The Lincoln 140 family — the Weld-Pak 140 HD (K2514, K5365) and the Pro-MIG 140 (K2480) — all run the Magnum 100L gun, so they share the same feed path and the same failure points. When wire won't feed, it's almost always something in that gun, not the machine. Below are the causes that come up most on Lincoln owner threads, in order of likelihood, each with the specific Magnum 100L part where one is involved. Verify your gun's code (K530 family) before ordering, since longer guns take a longer liner.
Unlatch the tension arm off the drive roll and pull the trigger. If the drive roll now spins freely, the wire is jammed downstream — and on the Magnum 100L that is almost always the tip. Pull the tip and sight the bore: oval or arc-marked means replace.
Fit a fresh Magnum 100L tip sized to your wire — Lincoln KP11-35 for .035, KP11-30 for .030 (the tapered KP11T-35 is the same size in the longer body). Tips are a couple of dollars each; keep a strip of spares, since a worn tip is the single most frequent cause of a Lincoln 140 that suddenly won't feed.
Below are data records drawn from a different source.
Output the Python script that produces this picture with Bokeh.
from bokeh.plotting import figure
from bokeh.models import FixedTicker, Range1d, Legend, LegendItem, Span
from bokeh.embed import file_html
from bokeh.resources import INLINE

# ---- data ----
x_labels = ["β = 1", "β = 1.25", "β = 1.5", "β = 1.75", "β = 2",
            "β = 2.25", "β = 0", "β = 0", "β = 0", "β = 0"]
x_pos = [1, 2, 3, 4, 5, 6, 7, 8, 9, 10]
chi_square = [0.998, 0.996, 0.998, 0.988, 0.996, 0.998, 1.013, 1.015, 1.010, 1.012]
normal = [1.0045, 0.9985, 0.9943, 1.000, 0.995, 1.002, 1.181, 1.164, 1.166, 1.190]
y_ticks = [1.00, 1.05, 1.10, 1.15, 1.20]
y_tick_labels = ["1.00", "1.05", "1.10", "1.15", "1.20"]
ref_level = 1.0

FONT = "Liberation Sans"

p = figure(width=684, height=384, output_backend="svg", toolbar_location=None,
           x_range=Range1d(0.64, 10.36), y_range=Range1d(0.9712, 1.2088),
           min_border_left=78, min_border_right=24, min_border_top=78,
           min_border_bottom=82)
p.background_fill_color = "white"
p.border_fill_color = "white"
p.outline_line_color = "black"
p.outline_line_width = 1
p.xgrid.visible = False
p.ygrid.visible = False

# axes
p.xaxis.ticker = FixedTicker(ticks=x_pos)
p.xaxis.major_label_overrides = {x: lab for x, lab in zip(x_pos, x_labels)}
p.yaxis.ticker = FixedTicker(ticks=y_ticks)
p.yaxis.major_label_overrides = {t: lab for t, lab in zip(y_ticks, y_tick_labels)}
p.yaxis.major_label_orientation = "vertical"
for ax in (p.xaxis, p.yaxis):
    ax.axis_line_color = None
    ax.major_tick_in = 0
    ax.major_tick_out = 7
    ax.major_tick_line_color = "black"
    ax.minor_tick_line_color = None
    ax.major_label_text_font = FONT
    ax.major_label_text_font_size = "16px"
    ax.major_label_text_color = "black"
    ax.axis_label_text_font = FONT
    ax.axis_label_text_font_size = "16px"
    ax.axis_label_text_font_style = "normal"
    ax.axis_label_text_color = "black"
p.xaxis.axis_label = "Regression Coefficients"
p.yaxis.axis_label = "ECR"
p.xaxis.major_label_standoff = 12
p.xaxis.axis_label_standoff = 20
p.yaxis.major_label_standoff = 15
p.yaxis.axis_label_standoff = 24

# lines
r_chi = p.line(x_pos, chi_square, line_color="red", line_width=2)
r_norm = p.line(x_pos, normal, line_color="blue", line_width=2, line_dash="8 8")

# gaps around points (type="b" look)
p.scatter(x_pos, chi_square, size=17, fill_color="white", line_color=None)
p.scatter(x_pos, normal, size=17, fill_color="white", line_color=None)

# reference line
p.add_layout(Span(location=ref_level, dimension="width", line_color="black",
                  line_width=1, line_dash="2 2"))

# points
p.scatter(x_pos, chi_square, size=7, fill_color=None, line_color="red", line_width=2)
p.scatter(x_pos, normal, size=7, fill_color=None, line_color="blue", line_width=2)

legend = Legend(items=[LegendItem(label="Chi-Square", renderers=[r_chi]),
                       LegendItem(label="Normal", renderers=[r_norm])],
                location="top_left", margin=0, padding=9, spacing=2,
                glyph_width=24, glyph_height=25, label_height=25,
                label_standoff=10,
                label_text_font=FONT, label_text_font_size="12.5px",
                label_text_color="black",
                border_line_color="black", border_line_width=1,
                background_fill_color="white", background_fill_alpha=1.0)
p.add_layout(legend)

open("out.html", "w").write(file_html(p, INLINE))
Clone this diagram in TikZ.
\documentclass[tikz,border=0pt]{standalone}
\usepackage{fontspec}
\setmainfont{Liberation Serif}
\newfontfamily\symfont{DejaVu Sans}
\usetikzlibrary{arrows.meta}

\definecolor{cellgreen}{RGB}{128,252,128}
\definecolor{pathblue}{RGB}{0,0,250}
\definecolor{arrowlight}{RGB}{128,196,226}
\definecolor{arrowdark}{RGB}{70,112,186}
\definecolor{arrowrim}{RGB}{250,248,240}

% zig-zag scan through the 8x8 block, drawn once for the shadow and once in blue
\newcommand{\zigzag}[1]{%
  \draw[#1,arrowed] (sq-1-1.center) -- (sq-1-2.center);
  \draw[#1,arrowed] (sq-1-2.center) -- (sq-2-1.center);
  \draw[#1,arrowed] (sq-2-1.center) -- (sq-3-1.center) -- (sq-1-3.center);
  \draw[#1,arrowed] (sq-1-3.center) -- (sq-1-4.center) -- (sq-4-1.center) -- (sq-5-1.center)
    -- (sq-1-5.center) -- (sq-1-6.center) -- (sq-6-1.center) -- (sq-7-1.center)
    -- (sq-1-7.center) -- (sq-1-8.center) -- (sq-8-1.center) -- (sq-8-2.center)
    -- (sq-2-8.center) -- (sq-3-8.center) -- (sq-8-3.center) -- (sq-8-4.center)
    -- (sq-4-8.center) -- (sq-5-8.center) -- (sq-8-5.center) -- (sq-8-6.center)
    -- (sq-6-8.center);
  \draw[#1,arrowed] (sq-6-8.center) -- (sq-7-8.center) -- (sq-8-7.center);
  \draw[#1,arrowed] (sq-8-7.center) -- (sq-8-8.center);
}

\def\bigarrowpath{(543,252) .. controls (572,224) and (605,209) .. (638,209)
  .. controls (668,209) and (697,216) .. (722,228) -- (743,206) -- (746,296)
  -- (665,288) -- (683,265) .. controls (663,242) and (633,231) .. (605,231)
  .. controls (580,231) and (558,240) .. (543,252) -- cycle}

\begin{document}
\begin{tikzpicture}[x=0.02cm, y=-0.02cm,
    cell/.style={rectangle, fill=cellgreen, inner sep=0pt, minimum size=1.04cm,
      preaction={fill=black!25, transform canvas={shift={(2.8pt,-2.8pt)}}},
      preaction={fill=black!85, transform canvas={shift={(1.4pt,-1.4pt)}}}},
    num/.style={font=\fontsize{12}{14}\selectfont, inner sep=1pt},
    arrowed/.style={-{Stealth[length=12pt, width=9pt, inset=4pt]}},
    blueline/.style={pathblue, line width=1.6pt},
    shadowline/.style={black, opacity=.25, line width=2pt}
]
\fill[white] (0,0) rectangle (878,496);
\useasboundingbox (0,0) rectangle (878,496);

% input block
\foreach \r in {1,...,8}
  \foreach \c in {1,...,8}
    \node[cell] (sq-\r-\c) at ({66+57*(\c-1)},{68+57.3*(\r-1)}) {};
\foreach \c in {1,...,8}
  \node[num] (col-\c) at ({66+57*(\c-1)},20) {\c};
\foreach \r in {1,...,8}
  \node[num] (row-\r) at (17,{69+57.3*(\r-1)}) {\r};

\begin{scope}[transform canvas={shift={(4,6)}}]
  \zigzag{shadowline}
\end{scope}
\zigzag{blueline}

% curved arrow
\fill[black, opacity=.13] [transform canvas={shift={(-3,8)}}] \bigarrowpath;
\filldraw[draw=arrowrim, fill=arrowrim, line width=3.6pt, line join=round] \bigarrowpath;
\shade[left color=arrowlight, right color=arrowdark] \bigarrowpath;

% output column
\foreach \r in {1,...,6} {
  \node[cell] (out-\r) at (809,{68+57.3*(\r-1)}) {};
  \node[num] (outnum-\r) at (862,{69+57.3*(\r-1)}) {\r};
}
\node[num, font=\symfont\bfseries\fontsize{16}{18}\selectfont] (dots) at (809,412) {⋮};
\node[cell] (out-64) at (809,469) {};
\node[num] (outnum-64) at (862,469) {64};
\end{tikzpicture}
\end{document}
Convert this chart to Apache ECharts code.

Open the side panel and look at the drive roll and the two pointed wire-guide nodes on either side of it. Packed-in debris, shavings, or glaze there restricts the wire even when tension looks right.
An owner who fought intermittent feed traced it to those two guide nodes being gummed up: loosen the small retaining screw, lift them out, clean them and the roll groove with brake cleaner and a straightened paperclip, and refit. Clear the inlet guide while you're in there.
Disengage the drive roll and hand-pull the wire through the gun. Heavy, gritty drag (rather than light, steady pull) is the liner. Don't compensate by cranking roll pressure — that just shaves more debris into it.
Blow the liner out; if it's kinked or fouled, replace it. The Lincoln KP1937-3 liner fits the Magnum 100L (K530 family), feeds .025–.035 wire, and ships as a 15 ft length you cut to your gun's length. Cut it square and to the right length — long or short both feed poorly.
Rolls turn but wire stalls (slipping = too loose), or wire piles into a birdnest at the inlet. Check which side of the roll faces the wire.
Set tension by the half-turn-past-slip method (back off, feed against scrap, tighten just past slipping). The 140's drive roll is double-sided and marked for two wire sizes — run the side stamped for your wire, and flip to a knurled roll for flux-cored wire.
Unspool a foot and look for surface rust — common on a partial spool left on the machine in a humid garage.
Cut back to bright wire; replace the spool if the surface is rusted through. Store partial spools sealed with desiccant. Rusty wire binds the liner and tip and mimics every other feed fault.